Single by Perfume

from the album Cosmic Explorer
- B-side: "Tokimeki Lights" / "Imitation World"
- Released: October 28, 2015
- Recorded: 2015
- Genre: J-pop
- Label: Universal J
- Songwriter: Yasutaka Nakata
- Producer: Yasutaka Nakata

Perfume singles chronology
| "Relax in the City (Pick Me Up)" (2015) | "Star Train" (2015) | "FLASH" (2016) |

Music video
- "Star Train" on YouTube

= Star Train =

"Star Train" is a single by Japanese trio Perfume, released in Japan on October 28, 2015. It is the fourth single from their fifth studio album Cosmic Explorer.

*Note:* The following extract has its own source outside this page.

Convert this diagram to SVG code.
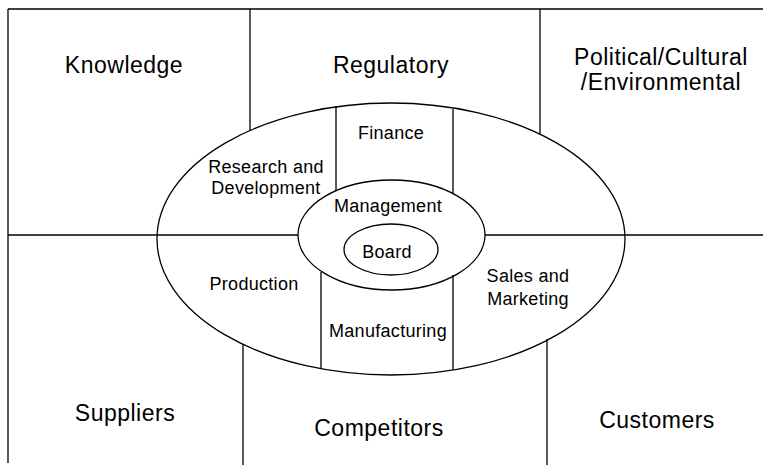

"Star Train" was used as the title track of Perfume's own documentary, titled WE ARE Perfume -WORLD TOUR 3rd DOCUMENT, released in both Japan and the US on October 31, 2015.

==Background==
Star Train was released to celebrate their 15 anniversary since their formation. The single was released in 2 separate discs, a CD+DVD Limited Edition and a regular version CD. One of the B-side of the single, "Imitation World" was only included in the limited version. A music video of the song was included in the DVD.

==Track listings==

Digital and Regular CD single release
| No. | Title | Length |
|---|---|---|
| 1. | "Star Train" |  |
| 2. | "Tokimeki Lights" |  |

Maxi CD single release
| No. | Title | Length |
|---|---|---|
| 3. | "イミテーションワールド (Imitation World)" |  |
| 4. | "Star Train -Original Instrumental-" |  |
| 5. | "Tokimeki Lights -Original Instrumental-" |  |
| 6. | "イミテーションワールド (Imitation World) -Original Instrumental-" |  |

DVD+Maxi single combo release
| No. | Title | Length |
|---|---|---|
| 7. | "Star Train -Video Clip-" |  |
| 8. | "Perfume View ※ Making-of footage for the 'STAR TRAIN' PV" |  |

==Certifications==

| Region | Certification | Certified units/sales |
| Japan (RIAJ) | Gold | 100,000^{^} |
^{^} Shipments figures based on certification alone.